A recent survey of 3,300 working Americans conducted by Putnam Investments reveals that American households are on track to replace only about 64% of their current income in retirement — significantly less than the 75% of income that most financial professionals recommend.
To help address that problem, firms are rolling out tools to help employers help their employees save more. Putnam, a money management firm, announced last week that it is making available to plan sponsors a product called Lifetime Income Score, a tool it says will give employers a way to help boost employees’ retirement savings.
By allowing sponsors to look not just at retirement plans in aggregate, but at participant retirement preparedness broken down by demographic groups and by estimated monthly retirement income, the tool will allow those using the approach to identify participants who are most at risk and empower them to develop “targeted and measurable campaigns to educate and engage least prepared employees.”
The same Putnam study finds that 62% of plan sponsors say their responsibility includes making sure their employees are on course for a comfortable retirement, while just 18% say they had conducted a retirement readiness assessment during the past year.
Many claim the reason for no recent assessment is they lack the tools to conduct such a study.
“What we’re trying to do here is a paradigm shift,” says Edmund F. Murphy III, head of defined contribution at Putnam. “In evaluating plan performance, everyone has been looking at participation rates, and that doesn’t tell the story.

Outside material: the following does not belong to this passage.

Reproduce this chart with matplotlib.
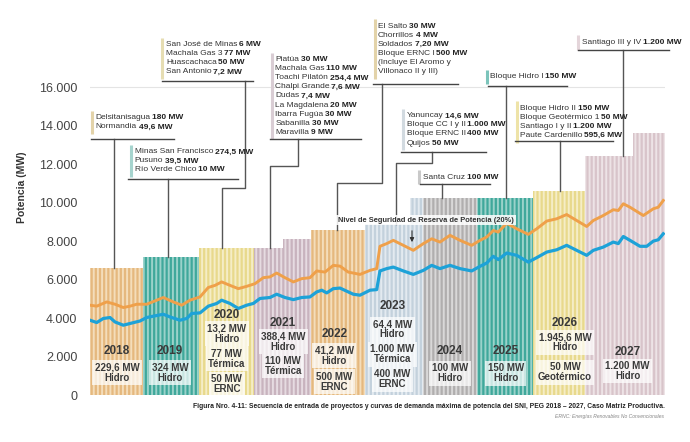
import matplotlib.pyplot as plt
import numpy as np

plt.rcParams['font.family'] = ['Liberation Sans Narrow', 'Liberation Sans', 'DejaVu Sans']
plt.rcParams['hatch.linewidth'] = 1.4

# installed capacity, step segments (decimal year, MW)
seg_start = [2018.00, 2018.92, 2019.90, 2020.85, 2021.35, 2021.84, 2022.78,
             2023.57, 2023.79, 2024.73, 2025.71, 2026.61, 2027.45]
seg_end = seg_start[1:] + [2028.0]
seg_height = [6600, 7150, 7630, 7630, 8120, 8600, 8900,
              10230, 10230, 10230, 10600, 12400, 13600]
seg_year = [2018, 2019, 2020, 2021, 2021, 2022, 2023,
            2023, 2024, 2025, 2026, 2027, 2027]

# maximum demand (blue)
dem_x = 2018 + np.array([
    0.000, 0.117, 0.231, 0.348, 0.435, 0.579, 0.696, 0.870, 0.986, 1.101,
    1.275, 1.391, 1.565, 1.682, 1.769, 1.913, 2.057, 2.203, 2.290, 2.435,
    2.579, 2.725, 2.840, 2.957, 3.130, 3.247, 3.391, 3.536, 3.682, 3.826,
    3.943, 4.030, 4.117, 4.231, 4.348, 4.492, 4.579, 4.696, 4.870, 4.986,
    5.043, 5.160, 5.275, 5.449, 5.623, 5.797, 5.943, 6.087, 6.261, 6.435,
    6.638, 6.783, 6.899, 7.014, 7.101, 7.247, 7.421, 7.623, 7.769, 7.943,
    8.117, 8.290, 8.464, 8.638, 8.753, 8.927, 9.101, 9.188, 9.275, 9.391,
    9.565, 9.682, 9.797, 9.883, 9.970])
dem_mw = [
    3890, 3770, 3980, 4030, 3800, 3630, 3720, 3850, 4030, 4100,
    4200, 4060, 3890, 3980, 4240, 4270, 4620, 4760, 4930, 4760,
    4500, 4670, 4760, 5020, 5070, 5240, 5070, 4960, 5070, 5100,
    5360, 5450, 5310, 5530, 5560, 5360, 5240, 5190, 5450, 5480,
    6450, 6570, 6650, 6450, 6270, 6480, 6740, 6570, 6740, 6570,
    6450, 6690, 6860, 7210, 7040, 7380, 7260, 6910, 7140, 7430,
    7550, 7780, 7520, 7260, 7520, 7690, 7950, 7870, 8240, 8040,
    7730, 7730, 8000, 8070, 8380]

# reserve security level 20% (orange)
res_x = 2018 + np.array([
    0.000, 0.117, 0.290, 0.435, 0.579, 0.696, 0.812, 0.986, 1.160, 1.275,
    1.449, 1.595, 1.739, 1.913, 2.057, 2.174, 2.290, 2.435, 2.579, 2.725,
    2.870, 3.014, 3.130, 3.247, 3.391, 3.536, 3.682, 3.826, 3.943, 4.087,
    4.231, 4.348, 4.492, 4.579, 4.696, 4.870, 4.986, 5.043, 5.160, 5.275,
    5.449, 5.623, 5.797, 5.943, 6.087, 6.261, 6.435, 6.638, 6.783, 6.899,
    7.014, 7.101, 7.247, 7.421, 7.623, 7.769, 7.943, 8.117, 8.290, 8.464,
    8.638, 8.753, 8.927, 9.101, 9.188, 9.275, 9.391, 9.623, 9.797, 9.883,
    9.970])
res_mw = [
    4670, 4620, 4840, 4720, 4550, 4620, 4720, 4720, 4930, 5070,
    4840, 4670, 4930, 5100, 5590, 5700, 5880, 5700, 5530, 5650,
    5790, 6100, 6140, 6340, 6100, 5880, 6050, 6100, 6450, 6390,
    6740, 6700, 6390, 6340, 6270, 6480, 6570, 7730, 7870, 8040,
    7780, 7520, 7870, 8120, 7950, 8300, 8040, 7780, 8040, 8210,
    8550, 8470, 8930, 8640, 8350, 8640, 9040, 9160, 9380, 9070,
    8760, 9070, 9330, 9630, 9590, 9940, 9760, 9330, 9680, 9760,
    10110]

yticks = [0, 2000, 4000, 6000, 8000, 10000, 12000, 14000, 16000]

year_colors = {
    2018: ('#E5B87E', '#F4DDBA'), 2019: ('#3FA89B', '#9BD2CA'),
    2020: ('#E8D98C', '#F5EDC6'), 2021: ('#C8B3BE', '#E6DBE1'),
    2022: ('#E5B87E', '#F4DDBA'), 2023: ('#C3D1DC', '#E3EAF0'),
    2024: ('#B0AEAE', '#D9D8D8'), 2025: ('#3FA89B', '#9BD2CA'),
    2026: ('#E8D98C', '#F5EDC6'), 2027: ('#D8C4CA', '#EDE3E6'),
}

# project boxes at the bottom of every year
year_boxes = {
    2018: ['229,6 MW\nHidro'],
    2019: ['324 MW\nHidro'],
    2020: ['13,2 MW\nHidro', '77 MW\nTérmica', '50 MW\nERNC'],
    2021: ['388,4 MW\nHidro', '110 MW\nTérmica'],
    2022: ['41,2 MW\nHidro', '500 MW\nERNC'],
    2023: ['64,4 MW\nHidro', '1.000 MW\nTérmica', '400 MW\nERNC'],
    2024: ['100 MW\nHidro'],
    2025: ['150 MW\nHidro'],
    2026: ['1.945,6 MW\nHidro', '50 MW\nGeotérmico'],
    2027: ['1.200 MW\nHidro'],
}
# layout of those boxes: x centre, year label y, box centres y
box_layout = {
    2018: (2018.47, 2300, [1160]),
    2019: (2019.39, 2300, [1160]),
    2020: (2020.38, 4160, [3180, 1880, 580]),
    2021: (2021.36, 3730, [2770, 1510]),
    2022: (2022.25, 3170, [2050, 700]),
    2023: (2023.26, 4640, [3420, 2120, 820]),
    2024: (2024.26, 2290, [1140]),
    2025: (2025.23, 2290, [1140]),
    2026: (2026.26, 3730, [2740, 1180]),
    2027: (2027.35, 2260, [1250]),
}

callouts = [
    dict(lines=[('Delsitanisagua', '180 MW'), ('Normandia', '49,6 MW')],
         x=2018.10, y=14400, ul=(2018.02, 2019.46, 13290),
         path=[(2018.42, 13290)], color='#E3D3A9'),
    dict(lines=[('Minas San Francisco', '274,5 MW'), ('Pusuno', '39,5 MW'),
                ('Río Verde Chico', '10 MW')],
         x=2018.78, y=12630, ul=(2018.66, 2020.57, 11240),
         path=[(2019.36, 11240)], color='#A6D4CE'),
    dict(lines=[('San José de Minas', '6 MW'), ('Machala Gas 3', '77 MW'),
                ('Huascachaca', '50 MW'), ('San Antonio', '7,2 MW')],
         x=2019.32, y=18190, ul=(2019.25, 2020.83, 16330),
         path=[(2020.70, 16330), (2020.70, 10760), (2020.30, 10760)],
         color='#E6DDB2'),
    dict(lines=[('Piatúa', '30 MW'), ('Machala Gas', '110 MW'),
                ('Toachi Pilatón', '254,4 MW'), ('Chalpi Grande', '7,6 MW'),
                ('Dudas', '7,4 MW'), ('La Magdalena', '20 MW'),
                ('Ibarra Fugúa', '30 MW'), ('Sabanilla', '30 MW'),
                ('Maravilla', '9 MW')],
         x=2021.22, y=17410, ul=(2021.13, 2022.71, 13320),
         path=[(2021.62, 13320), (2021.62, 11900), (2021.13, 11900)],
         color='#D9CDD4'),
    dict(lines=[('El Salto', '30 MW'), ('Chorrillos', '4 MW'),
                ('Soldados', '7,20 MW'), ('Bloque ERNC I', '500 MW'),
                ('(Incluye El Aromo y', ''), ('Villonaco II y III)', '')],
         x=2023.01, y=19140, ul=(2022.92, 2024.40, 16160),
         path=[(2023.08, 16160), (2023.08, 11020), (2022.30, 11020)],
         color='#E3D3A9'),
    dict(lines=[('Yanuncay', '14,6 MW'), ('Bloque CC I y II', '1.000 MW'),
                ('Bloque ERNC II', '400 MW'), ('Quijos', '50 MW')],
         x=2023.51, y=14500, ul=(2023.41, 2024.89, 12645),
         path=[(2023.94, 12645), (2023.94, 12040), (2023.33, 12040)],
         color='#D2DAE0'),
    dict(lines=[('Santa Cruz', '100 MW')],
         x=2023.79, y=11330, ul=(2023.74, 2024.96, 10967),
         path=[(2024.12, 10967)], color='#C9C9C9'),
    dict(lines=[('Bloque Hidro I', '150 MW')],
         x=2024.96, y=16540, ul=(2024.92, 2026.29, 16058),
         path=[(2025.23, 16058)], color='#7CC4BB'),
    dict(lines=[('Bloque Hidro II', '150 MW'), ('Bloque Geotérmico 1', '50 MW'),
                ('Santiago I y II', '1.200 MW'), ('Paute Cardenillo', '595,6 MW')],
         x=2025.48, y=14900, ul=(2025.39, 2027.10, 13185),
         path=[(2026.17, 13185)], color='#EEE3A8'),
    dict(lines=[('Santiago III y IV', '1.200 MW')],
         x=2026.55, y=18307, ul=(2026.49, 2028.07, 17928),
         path=[(2027.27, 17928)], color='#E4D5DA'),
]


def top_at(x):
    for s, e, h in zip(seg_start, seg_end, seg_height):
        if s <= x < e:
            return h
    return 0


fig = plt.figure(figsize=(6.9, 4.42), dpi=100)
ax = fig.add_axes([90 / 690, 46.9 / 442, 575 / 690, 395.1 / 442])

# capacity bars with vertical stripes
for s, e, h, yr in zip(seg_start, seg_end, seg_height, seg_year):
    main, light = year_colors[yr]
    ax.bar(s, h, width=e - s, align='edge', color=main, edgecolor=light,
           linewidth=0, hatch='||||', zorder=1)

ax.axhline(16000, color='#e4e4e4', lw=0.8, zorder=0)

ax.plot(res_x, res_mw, color='#EFA04A', lw=2.1, zorder=3, solid_joinstyle='round')
ax.plot(dem_x, dem_mw, color='#1DA2D8', lw=2.3, zorder=3, solid_joinstyle='round')

# year labels and project boxes
txt_col = '#3a3a3a'
for yr, boxes in year_boxes.items():
    xc, ylab, ys = box_layout[yr]
    ax.text(xc, ylab, str(yr), ha='center', va='center', fontsize=8.5,
            fontweight='bold', color=txt_col, zorder=5)
    for label, yb in zip(boxes, ys):
        ax.text(xc, yb, label, ha='center', va='center', fontsize=7,
                fontweight='bold', color=txt_col, linespacing=1.0, zorder=5,
                bbox=dict(boxstyle='square,pad=0.25', fc='white', ec='none', alpha=0.72))

# callouts with leader lines
step = 468
fs = 6.0
for c in callouts:
    n = len(c['lines'])
    for i, (reg, bold) in enumerate(c['lines']):
        yy = c['y'] - i * step
        t = ax.text(c['x'], yy, reg, ha='left', va='center', fontsize=fs,
                    color='#333333', zorder=6, clip_on=False)
        if bold:
            ax.annotate(bold, xy=(1, 0.5), xycoords=t, xytext=(1.2, 0),
                        textcoords='offset points', ha='left', va='center',
                        fontsize=fs, fontweight='bold', color='#222222', zorder=6)
    ax.plot([c['x'] - 0.06] * 2, [c['y'] + 0.8 * step, c['y'] - (n - 1) * step - 0.8 * step],
            color=c['color'], lw=2.2, solid_capstyle='butt', clip_on=False, zorder=6)
    x0, x1, yu = c['ul']
    ax.plot([x0, x1], [yu, yu], color='#444444', lw=1.0, clip_on=False, zorder=6)
    px = [p[0] for p in c['path']]
    py = [p[1] for p in c['path']]
    px.append(px[-1])
    py.append(top_at(px[-1]))
    ax.plot(px, py, color='#555555', lw=1.0, zorder=2, clip_on=False)

ax.text(2022.31, 9096, 'Nivel de Seguridad de Reserva de Potencia (20%)', ha='left',
        va='center', fontsize=5.4, fontweight='bold', color='#333333', zorder=6,
        bbox=dict(boxstyle='square,pad=0.25', fc='white', ec='none', alpha=0.85))
ax.annotate('', xy=(2023.60, 7800), xytext=(2023.60, 8680),
            arrowprops=dict(arrowstyle='-|>', color='#333333', lw=0.8,
                            mutation_scale=6), zorder=6)

ax.set_xlim(2018, 2028)
ax.set_ylim(0, 20525)
ax.set_xticks([])
ax.set_yticks(yticks)
ax.set_yticklabels([f'{v:,}'.replace(',', '.') for v in yticks],
                   fontsize=9, color='#444444')
ax.tick_params(axis='y', length=0, pad=9)
for sp in ax.spines.values():
    sp.set_visible(False)
ax.patch.set_alpha(0)

fig.text(22 / 690, 1 - 187 / 442, 'Potencia (MW)', rotation=90, ha='center',
         va='center', fontsize=7.5, fontweight='bold', color='#333333')
fig.text(665 / 690, 1 - 406 / 442,
         'Figura Nro. 4-11: Secuencia de entrada de proyectos y curvas de demanda máxima '
         'de potencia del SNI, PEG 2018 – 2027, Caso Matriz Productiva.',
         ha='right', va='center', fontsize=4.9, fontweight='bold', color='#222222')
fig.text(664 / 690, 1 - 416.5 / 442, 'ERNC: Energías Renovables No Convencionales',
         ha='right', va='center', fontsize=3.6, style='italic', color='#888888')

fig.savefig('out.png', dpi=100)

Even looking at average account balances doesn’t do it. What matters is income.”
The firm’s research shows that most participants in plans spend no more than 30 seconds looking at their accounts, Murphy says. “They basically check their balance and they leave. We want them to stay longer and look at where they are in terms of retirement income.”
The tool, Murphy says, provides “a new level of analytics and comprehensive reporting to allow [sponsors] to benchmark and track their progress in terms of participant retirement income and to ultimately serve as a basis for taking confident action in strengthening their plans.”